3)      Tafsir Tahlily Bentuk Shufi
Tafsir Shufi mulai berkembang ketika ilmu-ilmu agama dan sains mengalami kemajuan pesat serta kebudayaan Islam tersebar di seliruh pelosok dunia dan mengalami kebangkitan dalam segala seginya. Tafsir ini lebih menekankan pada aspek dan dari sudut esoterik atau isyarat-isyarat yang tersirat dari ayatnoleh para tasauf.[7] Metode bentuk ini dibagi menjadi dua yaitu, teoritis dan praktis.[8]
Dalam bentuk teoritis, mufasir menafsirkan Al-Qur’an  dengan menggunakan mazhabnya dan sesuai dengan ajaran-ajaran mereka. Mereka menta’wilkan ayat-ayat Al-Qur’an dengan penjelasan yang menyimpang dari pengertian tekstual yang telah dikenal dan didukung oleh dalili Syar’i. Sedangkan dalam bentuk praktis, mufasir menafsirkan ayat-ayat Al-Qur’an dengan berdasarkan isyarat-isyara tersembunyi.[9]
      4.    Tafsir Tahlili Bentuk Fikih
            Tafsir Fikih adalah tafsir yang menekankan pada tinjauan hukum dari ayat yang di tafsirkan.[10] Tafsir ini banyak di temukan dalam kitab-kitab fikih yang dikarang oleh imam-imam dari berbagai mazhab yang berbeda.[11]


      5.    Tafsir Tahlili Bentuk Falsafi  
            Tafsir Falsafi merupakan ilmu tafsir yang menafsirkan Al-Qur’an dengan menggunakan pendekatan filsafat.
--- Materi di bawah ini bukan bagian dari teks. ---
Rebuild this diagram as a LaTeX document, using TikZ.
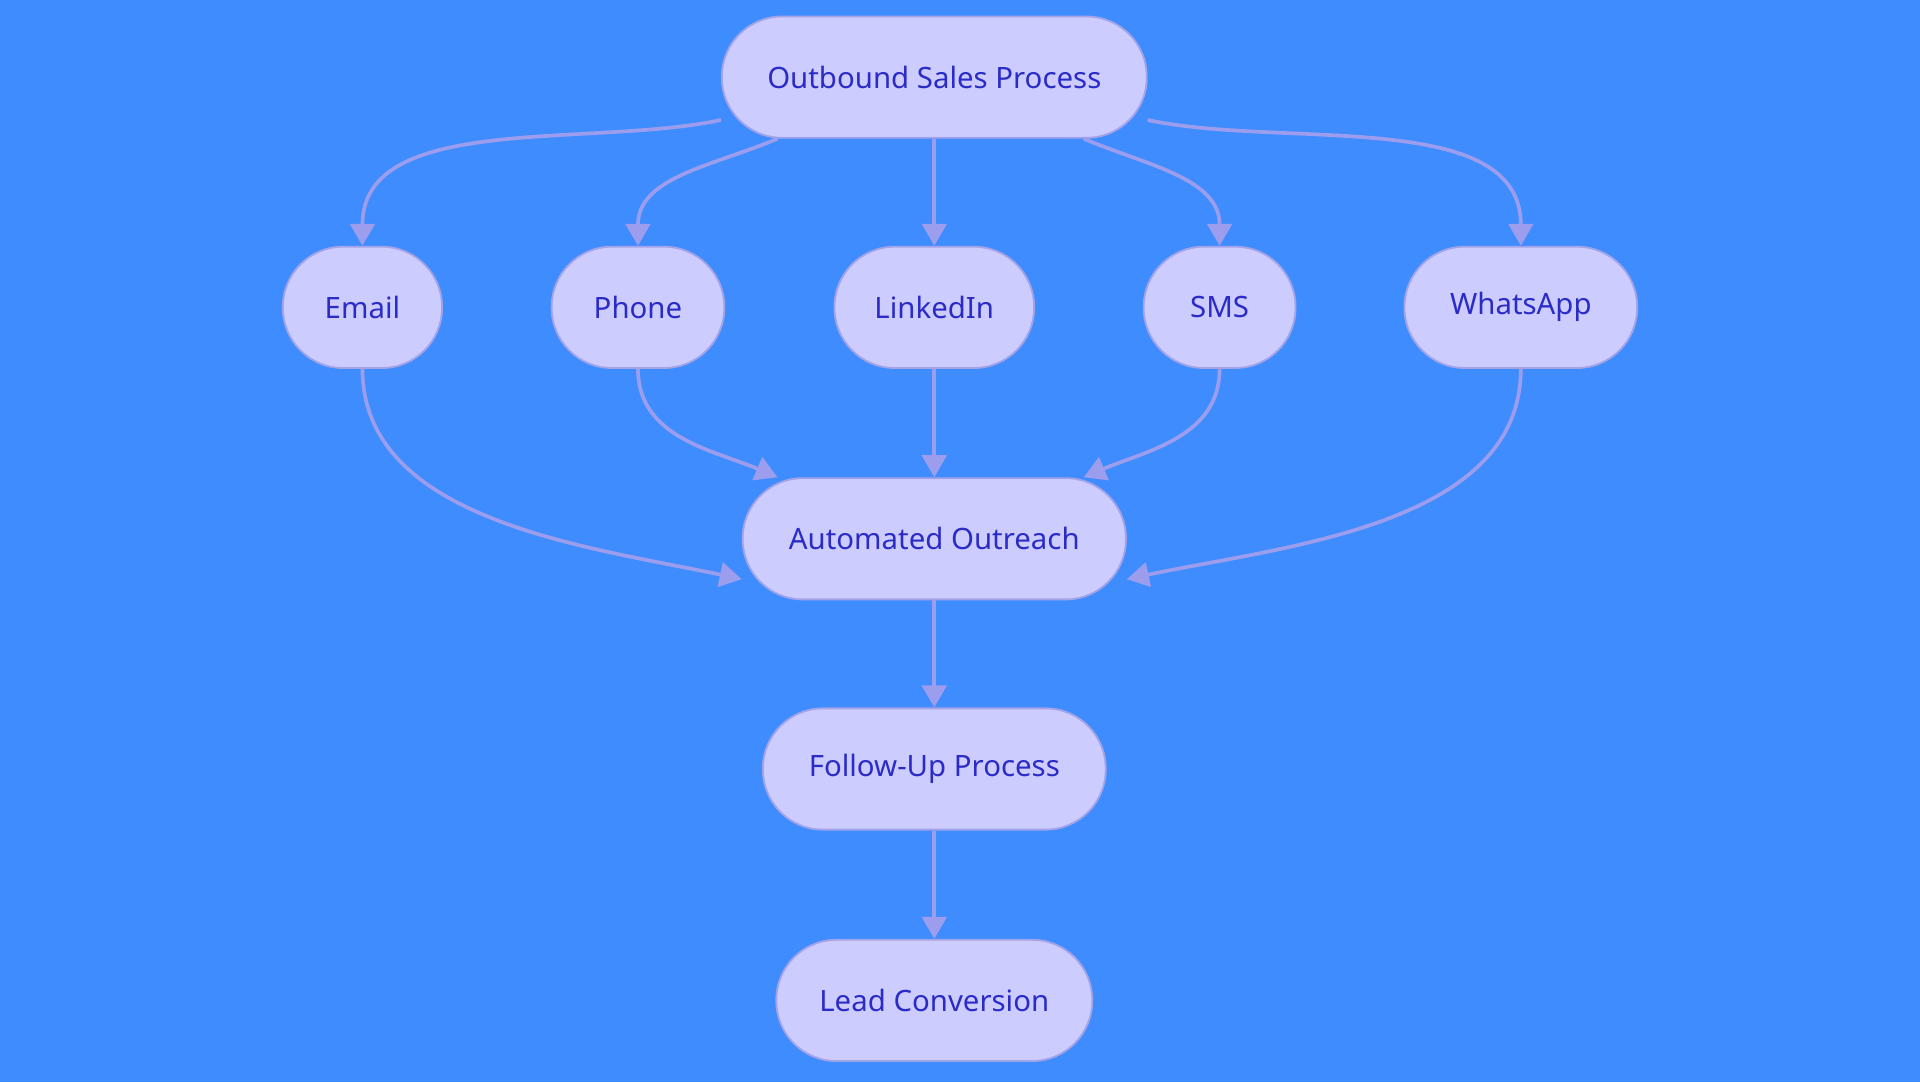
\documentclass[tikz,border=0pt]{standalone}
\usepackage{fontspec}
\setmainfont{Noto Sans}
\usetikzlibrary{arrows.meta,calc}
\definecolor{bg}{HTML}{3F8CFF}
\definecolor{nf}{HTML}{CCCCFF}
\definecolor{nb}{HTML}{A3A3E8}
\definecolor{tx}{HTML}{2B2BC8}
\definecolor{ed}{HTML}{9D9DEE}
\begin{document}
\begin{tikzpicture}[x=1pt,y=1pt,
  n/.style={draw=nb,line width=1.5pt,fill=nf,rounded corners=49pt,minimum height=99pt,text=tx,font=\fontsize{24}{28}\selectfont,inner sep=0pt},
  e/.style={draw=ed,line width=3pt,-{Triangle[length=18pt,width=20pt]}}]
\fill[bg] (0,0) rectangle (1568,-884);
\useasboundingbox (0,0) rectangle (1568,-884);
\node[n,minimum width=347pt] (out) at (763,-63) {Outbound Sales Process};
\node[n,minimum width=130pt] (email) at (296,-251) {Email};
\node[n,minimum width=141pt] (phone) at (521,-251) {Phone};
\node[n,minimum width=163pt] (li) at (763,-251) {LinkedIn};
\node[n,minimum width=124pt] (sms) at (996,-251) {SMS};
\node[n,minimum width=190pt] (wa) at (1242,-251) {WhatsApp};
\node[n,minimum width=313pt] (auto) at (763,-440) {Automated Outreach};
\node[n,minimum width=280pt] (fu) at (763,-628) {Follow-Up Process};
\node[n,minimum width=258pt] (lead) at (763,-817) {Lead Conversion};
\draw[e] ($(out.west)+(0,-35)$) to[out=192,in=90,looseness=0.9] (email.north);
\draw[e] ($(out.south)+(-128,0)$) to[out=203,in=90] (phone.north);
\draw[e] (out) -- (li);
\draw[e] ($(out.south)+(122,0)$) to[out=-23,in=90] (sms.north);
\draw[e] ($(out.east)+(0,-35)$) to[out=-12,in=90,looseness=0.9] (wa.north);
\draw[e] (email.south) to[out=-90,in=168,looseness=0.9] ($(auto.west)+(0,-33)$);
\draw[e] (phone.south) to[out=-90,in=157] ($(auto.north)+(-128,0)$);
\draw[e] (li) -- (auto);
\draw[e] (sms.south) to[out=-90,in=23] ($(auto.north)+(122,0)$);
\draw[e] (wa.south) to[out=-90,in=12,looseness=0.9] ($(auto.east)+(0,-33)$);
\draw[e] (auto) -- (fu);
\draw[e] (fu) -- (lead);
\end{tikzpicture}
\end{document}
Pendekat filsafat yang digunakan adalah  pendekatan yang berusaha melakukan sintesis dan siskretisasi antara teori-teori filsafat dengan ayat-ayat Al-Qur’an, selain itu juga menggunakan pendekatan yang berusaha menolak  teori-teori filsafat yang dianggap bertentangan dengan ayat-ayat Al-Qur’an.[12]
      6.    Tafsir Tahlili Bentuk ‘Ilmi
            Tafsir ini mulai muncul akibat dari perkembangan ilmu pengetahuan yang sangat pesat, sehingga tafsir ini dalam menafsirkan Al-Qur’an dengan menggunakan pendekatan almiah atau dengan menggunakan teori-teori ilmu pengetahuan. Dalam tafsir ini mufasir berusaha mengkaji Al-Qur’an dengan dikaitkan dengan gejala atau fenomena-fenomena yang terjadi di alam semesta ini. Namun, yang sangat disayangkan adalah pada tafsir ini terbatas pada ayat-ayat tertentu dan bersifat parsial, terpisah dengan ayat-ayat lain yang berbicara pada masalah yang sama.[13]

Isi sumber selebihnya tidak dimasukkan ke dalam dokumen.